What the exercise asks
Output the material beneath this task exactly, images excluded.

Data provided
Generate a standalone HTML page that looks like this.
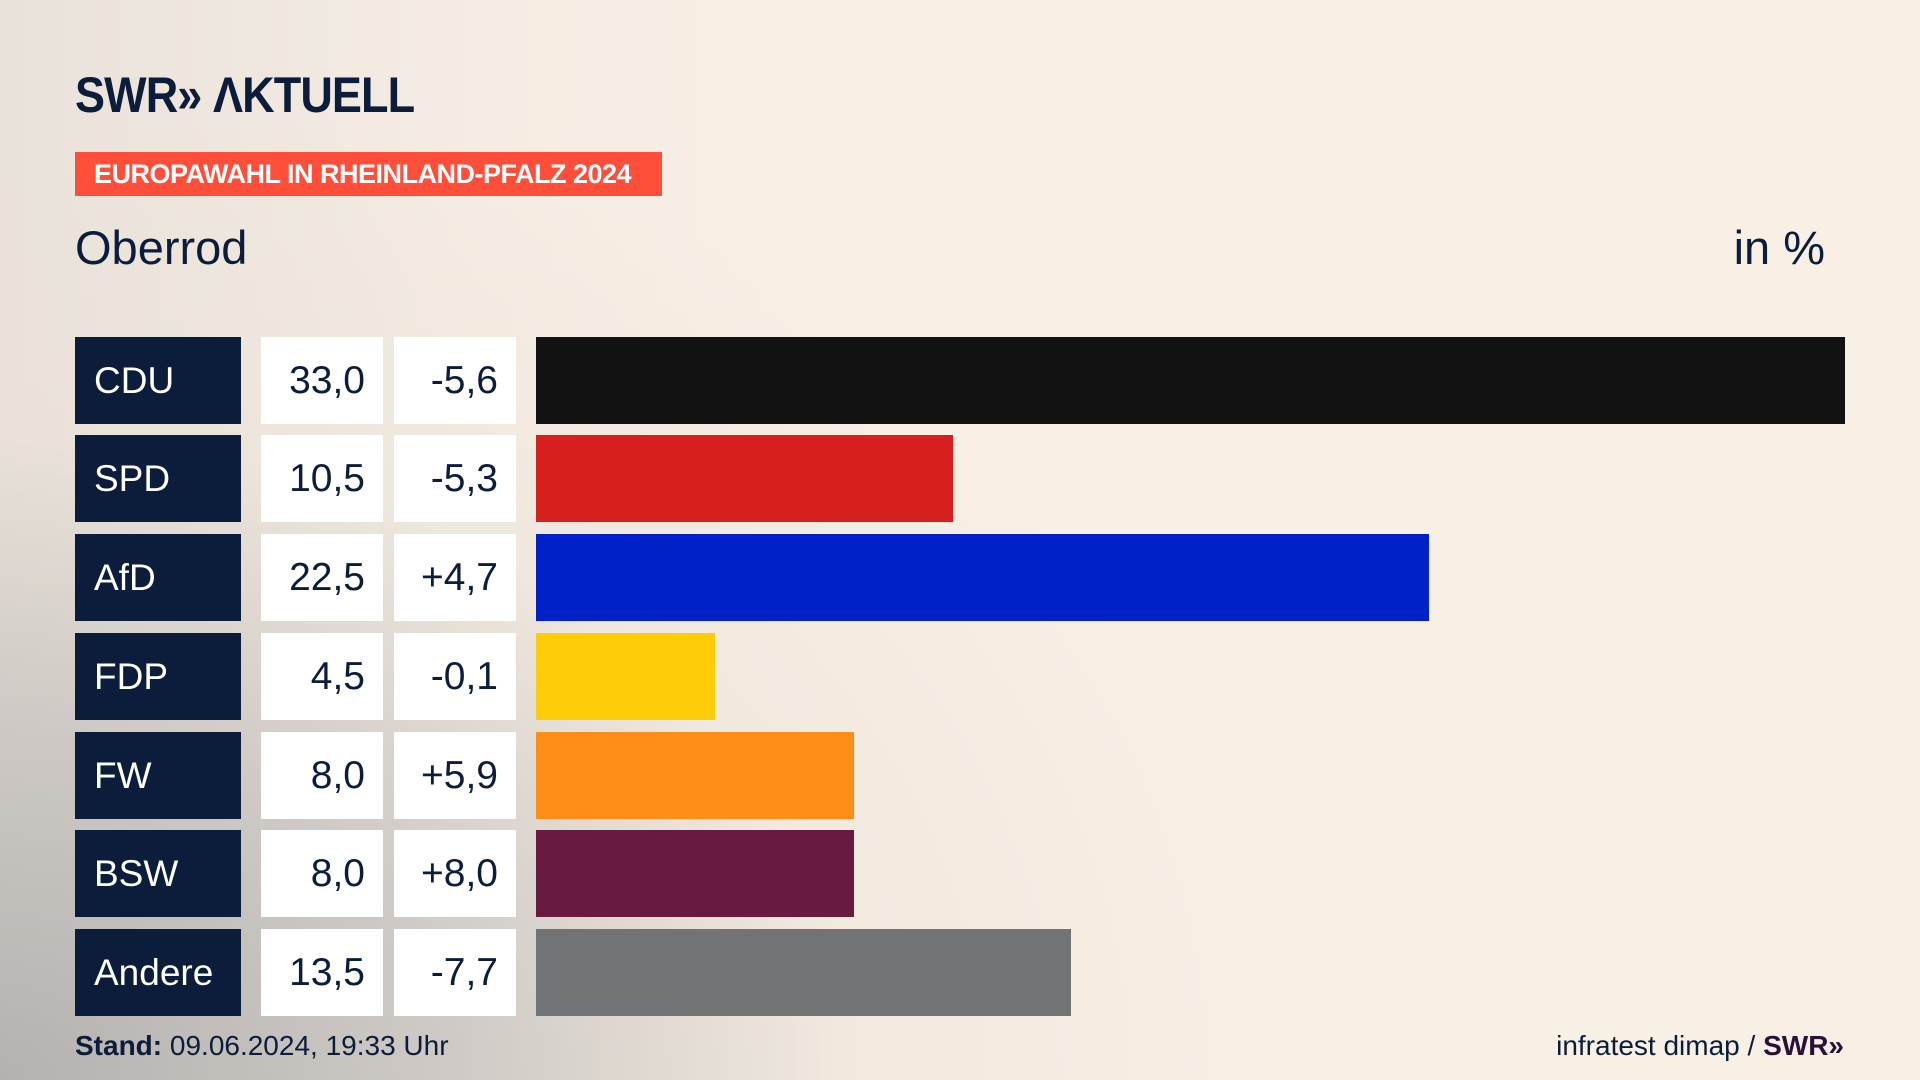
<!DOCTYPE html>
<html><head><meta charset="utf-8"><style>
*{margin:0;padding:0;box-sizing:border-box}
body{width:1920px;height:1080px;overflow:hidden;font-family:"Liberation Sans","DejaVu Sans",sans-serif;color:#0b1d3a;
background:radial-gradient(ellipse 1300px 1000px at 0px 1080px,rgba(180,178,176,1) 0%,rgba(200,196,192,0.85) 35%,rgba(235,226,216,0.5) 65%,rgba(248,240,229,0) 100%),
linear-gradient(90deg,#e9e2da 0%,#f5ede3 25%,#f8f0e5 45%,#f8f0e5 100%);position:relative}
.a{position:absolute}
.logo{left:75px;top:66px;font-size:50px;font-weight:bold;letter-spacing:-1px;transform:scaleX(0.9);transform-origin:left}
.ban{left:75px;top:152px;width:587px;height:44px;background:#ff4f3b;color:#fff;font-weight:bold;font-size:27px;line-height:44px;padding-left:19px;letter-spacing:-0.5px}
.t{top:220px;font-size:47px}
.name{left:75px;width:166px;height:87px;background:#0b1d3a;color:#fff;font-size:37px;line-height:87px;padding-left:19px}
.v{width:122px;height:87px;background:#fff;font-size:39px;line-height:87px;text-align:right;padding-right:18px}
.bar{left:536px;height:87px}
.f{top:1030px;font-size:28px}
</style></head><body>
<div class="a logo">SWR» ΛKTUELL</div>
<div class="a ban">EUROPAWAHL IN RHEINLAND-PFALZ 2024</div>
<div class="a t" style="left:75px">Oberrod</div>
<div class="a t" style="right:95px">in %</div>

<div class="a name" style="top:337px">CDU</div><div class="a v" style="left:261px;top:337px">33,0</div><div class="a v" style="left:394px;top:337px">-5,6</div><div class="a bar" style="top:337px;width:1309px;background:#121212"></div>
<div class="a name" style="top:435px">SPD</div><div class="a v" style="left:261px;top:435px">10,5</div><div class="a v" style="left:394px;top:435px">-5,3</div><div class="a bar" style="top:435px;width:417px;background:#d71f1f"></div>
<div class="a name" style="top:534px">AfD</div><div class="a v" style="left:261px;top:534px">22,5</div><div class="a v" style="left:394px;top:534px">+4,7</div><div class="a bar" style="top:534px;width:893px;background:#0021c8"></div>
<div class="a name" style="top:633px">FDP</div><div class="a v" style="left:261px;top:633px">4,5</div><div class="a v" style="left:394px;top:633px">-0,1</div><div class="a bar" style="top:633px;width:179px;background:#ffcc0a"></div>
<div class="a name" style="top:732px">FW</div><div class="a v" style="left:261px;top:732px">8,0</div><div class="a v" style="left:394px;top:732px">+5,9</div><div class="a bar" style="top:732px;width:318px;background:#ff8e18"></div>
<div class="a name" style="top:830px">BSW</div><div class="a v" style="left:261px;top:830px">8,0</div><div class="a v" style="left:394px;top:830px">+8,0</div><div class="a bar" style="top:830px;width:318px;background:#681a40"></div>
<div class="a name" style="top:929px">Andere</div><div class="a v" style="left:261px;top:929px">13,5</div><div class="a v" style="left:394px;top:929px">-7,7</div><div class="a bar" style="top:929px;width:535px;background:#727374"></div>

<div class="a f" style="left:75px"><b>Stand:</b> 09.06.2024, 19:33 Uhr</div>
<div class="a f" style="right:76px">infratest dimap / <b style="color:#2a0f3a">SWR»</b></div>
</body></html>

Reply to the exercise
Generate a standalone HTML page that looks like this.
<!DOCTYPE html>
<html><head><meta charset="utf-8"><style>
*{margin:0;padding:0;box-sizing:border-box}
body{width:1920px;height:1080px;overflow:hidden;font-family:"Liberation Sans","DejaVu Sans",sans-serif;color:#0b1d3a;
background:radial-gradient(ellipse 1300px 1000px at 0px 1080px,rgba(180,178,176,1) 0%,rgba(200,196,192,0.85) 35%,rgba(235,226,216,0.5) 65%,rgba(248,240,229,0) 100%),
linear-gradient(90deg,#e9e2da 0%,#f5ede3 25%,#f8f0e5 45%,#f8f0e5 100%);position:relative}
.a{position:absolute}
.logo{left:75px;top:66px;font-size:50px;font-weight:bold;letter-spacing:-1px;transform:scaleX(0.9);transform-origin:left}
.ban{left:75px;top:152px;width:587px;height:44px;background:#ff4f3b;color:#fff;font-weight:bold;font-size:27px;line-height:44px;padding-left:19px;letter-spacing:-0.5px}
.t{top:220px;font-size:47px}
.name{left:75px;width:166px;height:87px;background:#0b1d3a;color:#fff;font-size:37px;line-height:87px;padding-left:19px}
.v{width:122px;height:87px;background:#fff;font-size:39px;line-height:87px;text-align:right;padding-right:18px}
.bar{left:536px;height:87px}
.f{top:1030px;font-size:28px}
</style></head><body>
<div class="a logo">SWR» ΛKTUELL</div>
<div class="a ban">EUROPAWAHL IN RHEINLAND-PFALZ 2024</div>
<div class="a t" style="left:75px">Oberrod</div>
<div class="a t" style="right:95px">in %</div>

<div class="a name" style="top:337px">CDU</div><div class="a v" style="left:261px;top:337px">33,0</div><div class="a v" style="left:394px;top:337px">-5,6</div><div class="a bar" style="top:337px;width:1309px;background:#121212"></div>
<div class="a name" style="top:435px">SPD</div><div class="a v" style="left:261px;top:435px">10,5</div><div class="a v" style="left:394px;top:435px">-5,3</div><div class="a bar" style="top:435px;width:417px;background:#d71f1f"></div>
<div class="a name" style="top:534px">AfD</div><div class="a v" style="left:261px;top:534px">22,5</div><div class="a v" style="left:394px;top:534px">+4,7</div><div class="a bar" style="top:534px;width:893px;background:#0021c8"></div>
<div class="a name" style="top:633px">FDP</div><div class="a v" style="left:261px;top:633px">4,5</div><div class="a v" style="left:394px;top:633px">-0,1</div><div class="a bar" style="top:633px;width:179px;background:#ffcc0a"></div>
<div class="a name" style="top:732px">FW</div><div class="a v" style="left:261px;top:732px">8,0</div><div class="a v" style="left:394px;top:732px">+5,9</div><div class="a bar" style="top:732px;width:318px;background:#ff8e18"></div>
<div class="a name" style="top:830px">BSW</div><div class="a v" style="left:261px;top:830px">8,0</div><div class="a v" style="left:394px;top:830px">+8,0</div><div class="a bar" style="top:830px;width:318px;background:#681a40"></div>
<div class="a name" style="top:929px">Andere</div><div class="a v" style="left:261px;top:929px">13,5</div><div class="a v" style="left:394px;top:929px">-7,7</div><div class="a bar" style="top:929px;width:535px;background:#727374"></div>

<div class="a f" style="left:75px"><b>Stand:</b> 09.06.2024, 19:33 Uhr</div>
<div class="a f" style="right:76px">infratest dimap / <b style="color:#2a0f3a">SWR»</b></div>
</body></html>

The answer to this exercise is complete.